There is now enough data over a ten year period to look for long run trends. In the past decade “anti-gay”; “anti-black” and “anti-dark skin” sentiments have all become less extreme. Anti-gay bias has decreased by 33% over the period. If the trend continues this implicit anti-gay attitude will reach “neutrality” between 2025 and 2045. The changes are in all parts of the population. The results are consistent across men and women. Gay and non-gay, young and old and liberals and conservatives have all moved. The young liberal group has shown the largest tendency to move. "Race" and "Skin Tone" implicit discrimination have moved towards neutrality by 17% and 15% respectively. This has accelerated since 2012/13.

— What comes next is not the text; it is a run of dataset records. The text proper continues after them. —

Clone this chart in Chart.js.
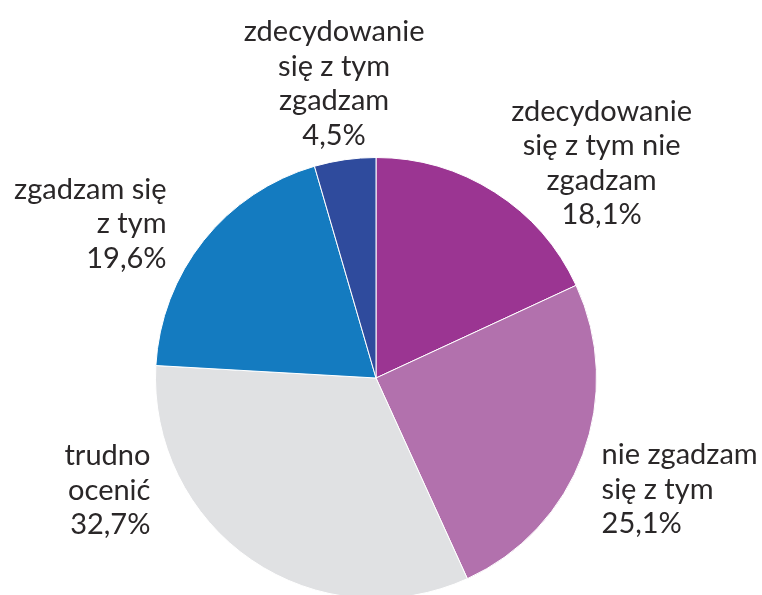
<!DOCTYPE html>
<html>
<head>
<meta charset="utf-8">
<script src="https://cdn.jsdelivr.net/npm/chart.js@4"></script>
<style>
  html, body { margin: 0; padding: 0; background: #fff; overflow: hidden; }
  #wrap { width: 762px; height: 600px; position: relative; }
</style>
</head>
<body>
<div id="wrap"><canvas id="pieChart" width="762" height="600"></canvas></div>
<script>
const categories = [
  ['zdecydowanie', 'się z tym nie', 'zgadzam'],
  ['nie zgadzam', 'się z tym'],
  ['trudno', 'ocenić'],
  ['zgadzam się', 'z tym'],
  ['zdecydowanie', 'się z tym', 'zgadzam']
];
const values = [18.1, 25.1, 32.7, 19.6, 4.5];
const colors = ['#9b3592', '#b271ad', '#e0e1e3', '#147bc0', '#2f4b9d'];

// where each label block sits, relative to pie centre, in units of radius
const placement = [
  { dx: 1.023, dy: -0.975, align: 'center' },
  { dx: 1.023, dy: 0.505, align: 'left' },
  { dx: -1.023, dy: 0.51, align: 'right' },
  { dx: -0.95, dy: -0.70, align: 'right' },
  { dx: -0.19, dy: -1.335, align: 'center' }
];

const outsideLabels = {
  id: 'outsideLabels',
  afterDraw(chart) {
    const ctx = chart.ctx;
    const meta = chart.getDatasetMeta(0);
    ctx.save();
    ctx.font = '29px Lato';
    ctx.fillStyle = '#2a2728';
    ctx.textBaseline = 'middle';
    const lh = 34.5;
    meta.data.forEach((arc, i) => {
      const r = arc.outerRadius;
      const p = placement[i];
      const lines = categories[i].concat([values[i].toFixed(1).replace('.', ',') + '%']);
      const cx = arc.x + p.dx * r;
      const cy = arc.y + p.dy * r;
      ctx.textAlign = p.align;
      const top = cy - (lines.length - 1) * lh / 2;
      lines.forEach((t, j) => ctx.fillText(t, cx, top + j * lh));
    });
    ctx.restore();
  }
};

new Chart(document.getElementById('pieChart'), {
  type: 'pie',
  data: {
    labels: categories.map(c => c.join(' ')),
    datasets: [{
      data: values,
      backgroundColor: colors,
      borderColor: '#ffffff',
      borderWidth: 1
    }]
  },
  options: {
    responsive: false,
    animation: false,
    layout: { padding: { left: 155, right: 165, top: 157, bottom: 1 } },
    plugins: {
      legend: { display: false },
      tooltip: { enabled: false }
    }
  },
  plugins: [outsideLabels]
});
</script>
</body>
</html>
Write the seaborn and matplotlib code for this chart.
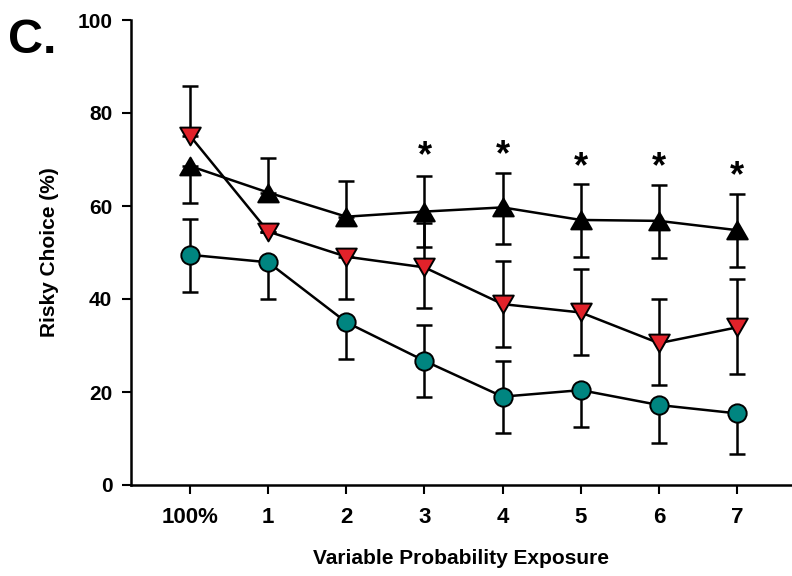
import numpy as np
import pandas as pd
import matplotlib
matplotlib.use("Agg")
import matplotlib.pyplot as plt
import seaborn as sns
from matplotlib.path import Path

# ---- data ----
categories = ['100%', '1', '2', '3', '4', '5', '6', '7']

black_mean = [68.6, 62.9, 57.7, 58.8, 59.7, 57.0, 56.8, 54.8]
black_err_low = [8.0, 0.0, 0.0, 7.7, 7.8, 7.9, 7.9, 8.0]
black_err_up = [0.0, 7.4, 7.7, 7.7, 7.5, 7.7, 7.7, 7.8]

red_mean = [75.1, 54.5, 49.1, 46.8, 38.9, 37.1, 30.5, 33.9]
red_err_low = [0.0, 0.0, 9.0, 8.8, 9.2, 9.1, 9.1, 10.1]
red_err_up = [10.6, 0.0, 0.0, 9.5, 9.2, 9.4, 9.4, 10.3]

teal_mean = [49.5, 47.9, 35.0, 26.7, 19.0, 20.4, 17.2, 15.4]
teal_err_low = [8.1, 7.9, 7.8, 7.8, 7.9, 8.0, 8.2, 8.7]
teal_err_up = [7.7, 0.0, 0.0, 7.7, 7.7, 0.0, 0.0, 0.0]

star_categories = ['3', '4', '5', '6', '7']
star_y = [71.7, 71.9, 69.3, 69.2, 67.4]

yticks = [0, 20, 40, 60, 80, 100]

# ---- style ----
sns.set_style("ticks")
plt.rcParams['font.family'] = ['Liberation Sans', 'DejaVu Sans']
plt.rcParams['font.weight'] = 'bold'
plt.rcParams['text.color'] = 'black'
plt.rcParams['axes.labelcolor'] = 'black'

RED = '#E1222A'
TEAL = '#008580'

tri_up = Path([(0, 0.866), (-1, -0.866), (1, -0.866), (0, 0.866)],
              [Path.MOVETO, Path.LINETO, Path.LINETO, Path.CLOSEPOLY])
tri_down = Path([(0, -0.866), (-1, 0.866), (1, 0.866), (0, -0.866)],
                [Path.MOVETO, Path.LINETO, Path.LINETO, Path.CLOSEPOLY])

fig = plt.figure(figsize=(7.92, 5.76), dpi=100)
ax = fig.add_axes([131 / 792, 91 / 576, 660 / 792, 465 / 576])

pos = np.arange(len(categories))
series = [
    (teal_mean, teal_err_low, teal_err_up, 'o', TEAL, 13.2),
    (red_mean, red_err_low, red_err_up, tri_down, RED, 14.8),
    (black_mean, black_err_low, black_err_up, tri_up, 'black', 14.8),
]

for mean, lo, up, mk, col, ms in series:
    ax.errorbar(pos, mean, yerr=[lo, up], fmt='none', ecolor='black',
                elinewidth=1.8, capsize=6, capthick=1.8, zorder=2)
    df = pd.DataFrame({'pos': pos, 'value': mean})
    sns.lineplot(data=df, x='pos', y='value', ax=ax, color='black',
                 linewidth=1.8, marker=mk, markersize=ms,
                 markerfacecolor=col, markeredgecolor='black',
                 markeredgewidth=1.4, errorbar=None, zorder=3)

for c, sy in zip(star_categories, star_y):
    ax.text(categories.index(c), sy - 1.0, '*', ha='center', va='center',
            fontsize=26, fontweight='bold', color='black')

ax.set_xlim(-0.755, 7.69)
ax.set_ylim(0, 100)
ax.set_xticks(pos)
ax.set_xticklabels(categories)
ax.set_yticks(yticks)
ax.set_yticklabels([str(v) for v in yticks])

sns.despine(ax=ax)
for s in ['left', 'bottom']:
    ax.spines[s].set_linewidth(1.8)
    ax.spines[s].set_color('black')
ax.tick_params(axis='both', direction='out', length=6.5, width=1.5,
               color='black', labelcolor='black')
ax.tick_params(axis='x', labelsize=16, pad=9.5)
ax.tick_params(axis='y', labelsize=15, pad=7)
for lab in ax.get_xticklabels() + ax.get_yticklabels():
    lab.set_fontweight('bold')

ax.set_xlabel('Variable Probability Exposure', fontsize=15,
              fontweight='bold', labelpad=15, color='black')
ax.set_ylabel('Risky Choice (%)', fontsize=15, fontweight='bold',
              labelpad=13, color='black')

fig.text(8 / 792, 1 - 53 / 576, 'C.', fontsize=35, fontweight='bold',
         ha='left', va='baseline', color='black')

fig.savefig('out.png', dpi=100)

Negativity towards one group has been increasing. These are those that carry more weight. This in particularly the case between 2004 and 2010. It stands in opposition the explicit attitudes and advertising campaigns celebrating larger bodies.
The bad news is that negativity towards the elderly has shifted hardly at all in the last ten years. Implicit Ageism has declined by only 5% in that period. This may be due to the underlying causes. The social group theory explains all forms of discrimination. We all need to belong to a group and to believe that our group is superior to all others. That is even a potential source of implicit attitudes. Of course inside we all know that we will become part of “the old”. Ageism is more deeply rooted. The Terror Management Theory suggests that old people remind us too much of our futures. We need to avoid them and the easiest way to do that is to denigrate them.
The researchers predict that it will take a long time for ageism to fade. If the current trends continue it will be 100 years before ageism implicit attitudes reach “neutrality”.